The danger that is inherent in such a war, he says, lies in the fact that not only has the U.S. economy been falsely inflated by the fraud but so has Europe and most of the advanced nations of the world.
Analyst Karl Denninger, who is the brain behind the Internet site The Market Ticker, states that the economy has been rigged by major power brokers in politics and business who wished to take the competition out of the markets. The motivation for the move was to insure that everyone would win and that no one would lose, or at least not enough to ruin them.
However, this is not the way capitalism works. Competition is the centerpiece of the capitalistic system of economics, meaning that one must risk losing in order to position himself to win. If someone else can offer the same goods and services at a lower price and with a higher quality, then it is that person who wins. The others either lose or find a way to cut costs and improve quality so that they can remain competitive.
This is the system that created the most prosperous society the world has ever known.
However, when the main players in the system decide that they no longer wish to risk losing, and then proceed to rig the system to insure no big losses, then 'capitalism' fails because it is no longer capitalism. It has become something else.
This, according to Denninger, is what politicians and big corporations have done to the U.S. economy and the markets. The power brokers may talk about "free markets" and "capitalism," but what they have created is nothing more than a massive Ponzi scheme with its characteristic bubble that can burst at any time.
Denninger says that everything in the markets is falsely over-valued, despite the attempt of the market to make a correction in 2008. Under normal circumstances inflation is corrected by deflation, leading to a scenario in which a more realistic value is placed on goods and services.
The moguls, however, wish to prevent the deflationary correction, for obvious reasons. They do not wish to lose money. But to prop up the value of goods and services artificially, which is what the politicians and the corporate moguls have been doing for years, leads to a bubble due to the fact that nothing is worth what the markets say it is worth. Sooner or later the average rank and file investor gets the message, and there is a massive sell off, leading to a catapulting plummet in prices. Thus, the bubble bursts.
No one currently in the presidential contest of 2012 is addressing this issue, according to Denninger. Romney, he says, is totally invested in the grossly inflated bubble. The Libertarian candidate, Gary Johnson, refuses to talk about the issue. And Barack Obama, although he is the one least invested in the bubble, refuses to deal with the issue because to do so would mean he would be forced to deal with runaway government spending and the massive debt.

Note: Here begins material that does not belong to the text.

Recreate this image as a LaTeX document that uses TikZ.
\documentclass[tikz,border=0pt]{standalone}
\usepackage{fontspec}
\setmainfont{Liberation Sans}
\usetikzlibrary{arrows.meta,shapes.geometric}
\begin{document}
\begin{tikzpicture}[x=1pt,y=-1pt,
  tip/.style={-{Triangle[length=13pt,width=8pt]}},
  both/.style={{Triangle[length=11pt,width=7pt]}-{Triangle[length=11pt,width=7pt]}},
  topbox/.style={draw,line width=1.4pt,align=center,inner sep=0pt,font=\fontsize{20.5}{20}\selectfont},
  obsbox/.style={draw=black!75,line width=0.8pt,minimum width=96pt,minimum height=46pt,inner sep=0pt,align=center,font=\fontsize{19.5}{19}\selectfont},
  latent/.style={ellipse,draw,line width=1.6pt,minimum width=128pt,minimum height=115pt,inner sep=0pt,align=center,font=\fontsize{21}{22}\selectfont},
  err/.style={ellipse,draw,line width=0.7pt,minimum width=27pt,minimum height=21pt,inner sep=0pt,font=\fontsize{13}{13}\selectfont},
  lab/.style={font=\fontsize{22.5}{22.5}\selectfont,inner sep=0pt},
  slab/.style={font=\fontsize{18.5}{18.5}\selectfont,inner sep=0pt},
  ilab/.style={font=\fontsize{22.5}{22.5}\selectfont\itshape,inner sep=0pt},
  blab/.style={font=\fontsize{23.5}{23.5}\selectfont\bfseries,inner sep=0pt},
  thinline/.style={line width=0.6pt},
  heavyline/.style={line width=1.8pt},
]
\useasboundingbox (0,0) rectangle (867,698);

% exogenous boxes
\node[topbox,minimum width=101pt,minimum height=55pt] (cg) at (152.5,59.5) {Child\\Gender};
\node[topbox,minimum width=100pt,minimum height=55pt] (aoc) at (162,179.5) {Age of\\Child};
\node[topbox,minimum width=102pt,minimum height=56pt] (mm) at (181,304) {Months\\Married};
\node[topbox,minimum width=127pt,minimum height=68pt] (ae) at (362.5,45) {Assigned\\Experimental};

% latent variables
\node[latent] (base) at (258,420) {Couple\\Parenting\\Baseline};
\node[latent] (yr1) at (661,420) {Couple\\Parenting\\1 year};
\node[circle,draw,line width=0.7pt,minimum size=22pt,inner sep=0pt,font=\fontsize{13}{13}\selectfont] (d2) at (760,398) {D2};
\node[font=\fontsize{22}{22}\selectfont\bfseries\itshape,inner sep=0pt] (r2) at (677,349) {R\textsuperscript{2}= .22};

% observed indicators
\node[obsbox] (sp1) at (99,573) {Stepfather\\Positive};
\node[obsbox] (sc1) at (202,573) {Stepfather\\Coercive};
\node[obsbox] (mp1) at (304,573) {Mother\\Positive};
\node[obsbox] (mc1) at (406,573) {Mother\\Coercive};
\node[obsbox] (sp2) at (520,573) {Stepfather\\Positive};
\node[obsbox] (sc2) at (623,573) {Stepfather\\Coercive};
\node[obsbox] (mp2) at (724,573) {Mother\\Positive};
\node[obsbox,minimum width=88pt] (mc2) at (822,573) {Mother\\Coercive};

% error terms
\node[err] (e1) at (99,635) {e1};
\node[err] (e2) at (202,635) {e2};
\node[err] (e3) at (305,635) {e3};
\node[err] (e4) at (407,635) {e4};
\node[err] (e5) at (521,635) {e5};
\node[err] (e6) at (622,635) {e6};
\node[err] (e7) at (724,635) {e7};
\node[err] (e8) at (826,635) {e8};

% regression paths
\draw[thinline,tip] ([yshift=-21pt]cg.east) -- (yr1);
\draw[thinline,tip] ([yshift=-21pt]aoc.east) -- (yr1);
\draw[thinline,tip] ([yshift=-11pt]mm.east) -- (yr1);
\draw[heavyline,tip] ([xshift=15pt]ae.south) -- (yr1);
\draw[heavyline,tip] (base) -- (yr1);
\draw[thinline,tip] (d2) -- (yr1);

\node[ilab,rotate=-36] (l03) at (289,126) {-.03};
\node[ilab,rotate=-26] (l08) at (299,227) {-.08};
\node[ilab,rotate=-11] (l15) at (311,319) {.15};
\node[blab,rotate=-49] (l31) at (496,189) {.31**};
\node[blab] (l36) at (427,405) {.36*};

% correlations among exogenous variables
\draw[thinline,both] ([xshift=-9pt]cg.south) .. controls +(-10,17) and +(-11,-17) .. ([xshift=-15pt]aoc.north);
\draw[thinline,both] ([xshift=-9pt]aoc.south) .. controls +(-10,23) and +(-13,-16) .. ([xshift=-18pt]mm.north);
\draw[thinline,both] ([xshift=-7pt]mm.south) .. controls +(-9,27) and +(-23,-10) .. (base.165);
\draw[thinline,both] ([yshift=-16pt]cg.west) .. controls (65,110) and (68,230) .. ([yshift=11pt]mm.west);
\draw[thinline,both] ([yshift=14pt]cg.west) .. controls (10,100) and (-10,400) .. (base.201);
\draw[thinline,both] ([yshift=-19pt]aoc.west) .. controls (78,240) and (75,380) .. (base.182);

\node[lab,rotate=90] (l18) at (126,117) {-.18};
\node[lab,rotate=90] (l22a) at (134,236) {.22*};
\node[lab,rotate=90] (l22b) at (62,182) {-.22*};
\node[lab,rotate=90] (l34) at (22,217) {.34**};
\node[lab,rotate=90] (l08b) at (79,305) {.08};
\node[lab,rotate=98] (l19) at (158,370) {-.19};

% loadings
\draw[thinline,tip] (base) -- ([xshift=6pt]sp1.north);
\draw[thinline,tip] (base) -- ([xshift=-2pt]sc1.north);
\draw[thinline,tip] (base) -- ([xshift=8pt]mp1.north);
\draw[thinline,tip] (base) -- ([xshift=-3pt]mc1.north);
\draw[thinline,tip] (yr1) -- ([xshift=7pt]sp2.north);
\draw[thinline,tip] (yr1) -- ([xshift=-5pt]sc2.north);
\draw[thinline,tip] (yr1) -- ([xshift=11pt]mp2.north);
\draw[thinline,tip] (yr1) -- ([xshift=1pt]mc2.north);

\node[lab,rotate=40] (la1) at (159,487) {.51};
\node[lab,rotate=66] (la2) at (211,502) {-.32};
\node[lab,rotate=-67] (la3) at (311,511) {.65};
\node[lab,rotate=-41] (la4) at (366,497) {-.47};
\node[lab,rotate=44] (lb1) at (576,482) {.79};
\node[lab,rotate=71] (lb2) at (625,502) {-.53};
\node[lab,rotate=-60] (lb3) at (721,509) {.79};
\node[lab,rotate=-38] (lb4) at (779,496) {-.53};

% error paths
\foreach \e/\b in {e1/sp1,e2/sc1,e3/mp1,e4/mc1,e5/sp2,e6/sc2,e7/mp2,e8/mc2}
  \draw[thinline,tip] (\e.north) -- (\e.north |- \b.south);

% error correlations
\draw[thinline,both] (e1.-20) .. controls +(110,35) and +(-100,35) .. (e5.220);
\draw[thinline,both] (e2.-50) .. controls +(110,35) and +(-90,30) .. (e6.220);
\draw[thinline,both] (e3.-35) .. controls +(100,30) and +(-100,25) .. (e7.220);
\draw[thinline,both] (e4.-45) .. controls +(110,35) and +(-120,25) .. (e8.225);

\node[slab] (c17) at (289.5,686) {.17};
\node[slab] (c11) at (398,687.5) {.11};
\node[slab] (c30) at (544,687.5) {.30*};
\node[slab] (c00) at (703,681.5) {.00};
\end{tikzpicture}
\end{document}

The reason the United States and the rest of the world is on a collision course with economic collapse is that the wealth investors hold comes from buying up everyone else's debt. The market's value, thus, is in holding someone else's obligations. The wealthy are not really wealthy when they are merely holding someone's debt. True wealth comes in the production of goods and services, and then raking in the fruits of one's labors.
This false wealth will eventually disappear since it is based on nothing. And this is the predicament in which most of the world finds itself today.
The current solutions to such a calamity being floated about by politicians are diversionary, says Denninger. Politicians claim that the only two choices are either cutting government spending or spending one's way to growth.
While cutting government spending is a given, it is not the only solution when the entire system over the last 30 years is based on fraud. Spending reductions must be seen as part of an overall program of real debt reduction along with removing the protective shields politicians and big corporations have placed against losses in order to continue to prop up the false bubble.
In short, restoring competition that does not negate risk is a key component of the solution.